Four months after the blast, officials from the federal Mine Safety and Health Administration; West Virginia’s Office of Miners’ Health, Safety and Training; and International Coal Group Inc., which owns the Sago Mine, began testifying about the disaster in a two-day public hearing.

The miners’ families wanted to know whether lightning caused the mine blast that killed one of the crew. They wanted to know why it took the federal agency 11 hours to start the search for the trapped crew, and how the false news spread that 12 of the 13 trapped men were alive when all the men but one, Randal McCloy Jr., were dead.

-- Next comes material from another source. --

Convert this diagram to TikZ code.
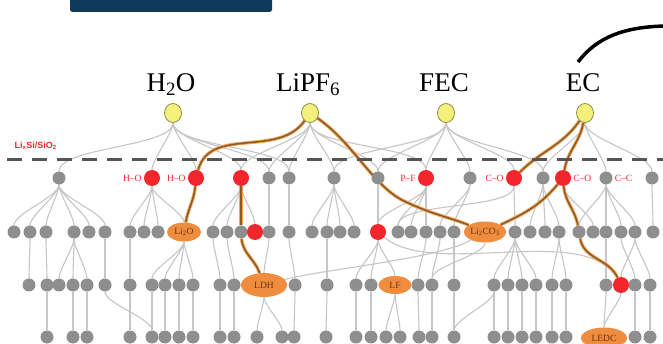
\documentclass[tikz,border=0pt]{standalone}
\usepackage{fontspec}
\setmainfont{Liberation Serif}
\newfontfamily\labsans{Liberation Sans}
\usetikzlibrary{shapes.geometric,positioning,backgrounds}

\definecolor{navy}{HTML}{0F3A5C}
\definecolor{nodegray}{HTML}{8E8E8E}
\definecolor{linkgray}{HTML}{C6C6C6}
\definecolor{bondred}{HTML}{F2262C}
\definecolor{molyellow}{HTML}{F5F07C}
\definecolor{molrim}{HTML}{8C8C40}
\definecolor{prodorange}{HTML}{F08C3E}
\definecolor{prodtext}{HTML}{6B3510}
\definecolor{pathbrown}{HTML}{8A5A28}
\definecolor{pathglow}{HTML}{F2A65A}
\definecolor{dashgray}{HTML}{555555}

\tikzset{
  gn/.style={circle, fill=nodegray, minimum size=13pt, inner sep=0pt},
  rn/.style={circle, fill=bondred, minimum size=16pt, inner sep=0pt},
  mol/.style={ellipse, fill=molyellow, draw=molrim, line width=0.8pt, minimum width=17pt, minimum height=19pt, inner sep=0pt},
  prod/.style={ellipse, fill=prodorange, inner sep=0pt, text=prodtext, font=\fontsize{9.5}{10}\selectfont},
  ln/.style={draw=linkgray, line width=1.1pt, out=-90, in=90, looseness=.5},
  hl/.style={draw=pathbrown, line width=1.5pt, preaction={draw=pathglow, line width=3.4pt}},
  bl/.style={text=bondred, font=\fontsize{9.5}{10}\selectfont, inner sep=1pt},
  mlab/.style={font=\fontsize{27}{29}\selectfont, anchor=base},
}

\begin{document}
\begin{tikzpicture}[x=1pt, y=-1pt]
  \clip (0,0) rectangle (663,344);
  \fill[navy, rounded corners=2.5pt] (70,-6) rectangle (272,12);
  \draw[line width=3.5pt] (578,62) .. controls (597,37) and (624,27) .. (665,26);

  % molecules
  \foreach \x/\nm/\lab in {173/h2o/{H\textsubscript{2}O}, 310/lipf6/{LiPF\textsubscript{6}}, 446/fec/FEC, 585/ec/EC} {
    \node[mol] (\nm) at (\x,113) {};
    \node[mlab] (\nm-lab) at (\x-2,92) {\lab};
  }

  \draw[dashgray, line width=3pt, dash pattern=on 15pt off 10pt] (7,160) -- (663,160);
  \node[text=bondred, font=\labsans\bfseries\fontsize{9}{10}\selectfont, anchor=west] (iface) at (11,146) {Li\textsubscript{x}Si/SiO\textsubscript{2}};

  % first generation
  \foreach \x in {59,269,289,334,378,470,543,606,652} \node[gn] (r1-\x) at (\x,178) {};
  \foreach \x in {152,196,241,426,514,563} \node[rn] (r1-\x) at (\x,178) {};
  \node[bl, left=1pt of r1-152] (bd1) {H–O};
  \node[bl, left=1pt of r1-196] (bd2) {H–O};
  \node[bl, left=1pt of r1-426] (bd3) {P–F};
  \node[bl, left=1pt of r1-514] (bd4) {C–O};
  \node[bl, right=1pt of r1-563] (bd5) {C–O};
  \node[bl, right=1pt of r1-606] (bd6) {C–C};

  % second generation
  \foreach \x in {14,30,46,74,89,105,130,144,158,213,227,241,269,289,312,327,340,354,398,411,426,440,454,515,530,545,559,579,593,606,621,635,653}
    \node[gn] (r2-\x) at (\x,232) {};
  \foreach \x in {255,378} \node[rn] (r2-\x) at (\x,232) {};
  \node[prod, minimum width=34pt, minimum height=19pt] (li2o) at (184,232) {Li\textsubscript{2}O};
  \node[prod, minimum width=42pt, minimum height=21pt] (li2co3) at (485,232) {Li\textsubscript{2}CO\textsubscript{3}};

  % third generation
  \foreach \x in {29,47,59,73,87,105,130,152,165,179,193,220,234,295,327,356,371,418,432,454,494,508,522,536,552,566,606,635,650}
    \node[gn] (r3-\x) at (\x,285) {};
  \node[rn] (r3-621) at (621,285) {};
  \node[prod, minimum width=46pt, minimum height=24pt] (ldh) at (264,285) {LDH};
  \node[prod, minimum width=33pt, minimum height=18pt] (lf) at (395,285) {LF};

  % fourth generation
  \foreach \x in {47,73,87,130,152,165,179,193,220,234,257,282,294,326,356,371,386,400,419,432,454,494,508,522,536,552,566,635,650}
    \node[gn] (r4-\x) at (\x,337) {};
  \node[prod, minimum width=46pt, minimum height=21pt] (ledc) at (604,338) {LEDC};

  \begin{scope}[on background layer]
    \fill[white] (0,0) rectangle (663,344);
    \foreach \a/\b in {h2o/r1-59, h2o/r1-152, h2o/r1-196, h2o/r1-241, h2o/r1-269, h2o/r1-289,
        lipf6/r1-241, lipf6/r1-269, lipf6/r1-289, lipf6/r1-334, lipf6/r1-378, lipf6/r1-426,
        fec/r1-334, fec/r1-378, fec/r1-426, fec/r1-470, fec/r1-514, fec/r1-543,
        ec/r1-543, ec/r1-606, ec/r1-652}
      \draw[ln] (\a) to (\b);
    \foreach \a/\b in {r1-59/r2-14, r1-59/r2-30, r1-59/r2-46, r1-59/r2-74, r1-59/r2-89, r1-59/r2-105,
        r1-152/r2-130, r1-152/r2-144, r1-152/r2-158, r1-152/li2o,
        r1-241/r2-213, r1-241/r2-227, r1-241/r2-255, r1-269/r2-269, r1-289/r2-289,
        r1-334/r2-312, r1-334/r2-327, r1-334/r2-340, r1-334/r2-354, r1-378/r2-378,
        r1-426/r2-378, r1-426/r2-398, r1-426/r2-411, r1-426/r2-426, r1-470/r2-440, r1-470/r2-454,
        r1-514/r2-398, r1-514/r2-515, r1-543/r2-530, r1-543/r2-545, r1-543/r2-559, r1-563/r2-593,
        r1-606/r2-579, r1-606/r2-606, r1-606/r2-621, r1-606/r2-635, r1-652/r2-653}
      \draw[ln] (\a) to (\b);
    \foreach \a/\b in {r2-30/r3-29, r2-46/r3-47, r2-74/r3-59, r2-74/r3-73, r2-74/r3-87, r2-105/r3-105, r2-130/r3-130,
        li2o/r3-152, li2o/r3-165, li2o/r3-179, li2o/r3-193,
        r2-213/r3-220, r2-227/r3-234, r2-269/ldh, r2-289/r3-295, r2-327/r3-327,
        r2-378/r3-356, r2-378/r3-371, r2-378/lf, r2-426/r3-418, r2-440/r3-432, li2co3/r3-432, r2-454/r3-454,
        r2-515/r3-494, r2-515/r3-508, r2-515/r3-522, r2-515/r3-536, r2-559/r3-552, r2-559/r3-566,
        r2-606/r3-606, r2-621/r3-635, r2-635/r3-621, r2-635/r3-650}
      \draw[ln] (\a) to (\b);
    \draw[ln] (r2-378) to[out=-40, in=120, looseness=.7] (r3-621);
    \draw[ln] (ldh) to[out=15, in=-150] (li2co3);
    \foreach \a/\b in {r3-47/r4-47, r3-73/r4-73, r3-87/r4-87, r3-105/r4-152, r3-130/r4-130,
        r3-152/r4-152, r3-165/r4-165, r3-179/r4-179, r3-193/r4-193, r3-220/r4-220, r3-234/r4-234,
        ldh/r4-257, ldh/r4-282, r3-295/r4-294, r3-327/r4-326, r3-356/r4-356, r3-371/r4-371,
        lf/r4-386, lf/r4-400, r3-418/r4-419, r3-432/r4-432, r3-454/r4-454, r3-494/r4-454,
        r3-494/r4-494, r3-508/r4-508, r3-522/r4-522, r3-536/r4-536, r3-552/r4-552, r3-566/r4-566,
        r3-606/ledc, r3-621/ledc, r3-635/r4-635, r3-650/r4-650}
      \draw[ln] (\a) to (\b);
    % highlighted routes
    \draw[hl] (lipf6) to[out=-125, in=75] (r1-196);
    \draw[hl] (r1-196) to[out=-95, in=80] (li2o);
    \draw[hl] (r1-241) -- (r2-241);
    \draw[hl] (r2-241) to[out=-85, in=110] (ldh);
    \draw[hl] (lipf6) .. controls (352,142) and (372,184) .. (402,200) .. controls (430,214) and (452,218) .. (li2co3);
    \draw[hl] (ec) to[out=-125, in=45] (r1-514);
    \draw[hl] (ec) to[out=-100, in=80] (r1-563);
    \draw[hl] (r1-563) to[out=-130, in=25] (li2co3);
    \draw[hl] (r1-563) to[out=-85, in=100] (r2-579);
    \draw[hl] (r2-579) to[out=-80, in=115] (r3-621);
  \end{scope}
\end{tikzpicture}
\end{document}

McCloy wasn’t expected to testify at the hearing, but in a letter to the other miners’ families, he wrote that at least four of the air packs assigned to his crew failed to function, forcing the men to share a limited oxygen supply.

Tuesday’s testimony centered on the mine’s safety record in the year before the explosion and whether state and federal officials had appropriately enforced regulations.

One overriding question from the miners’ relatives: Was the explosion preventable?

The blast occurred as crews prepared to resume production after the New Year’s holiday. Two miners entered the mine ahead of the crews to check for problems.

One of them, fire boss Terry Helms, is believed to have died in the explosion. The second escaped, but told federal and state investigators his inspection report was lost.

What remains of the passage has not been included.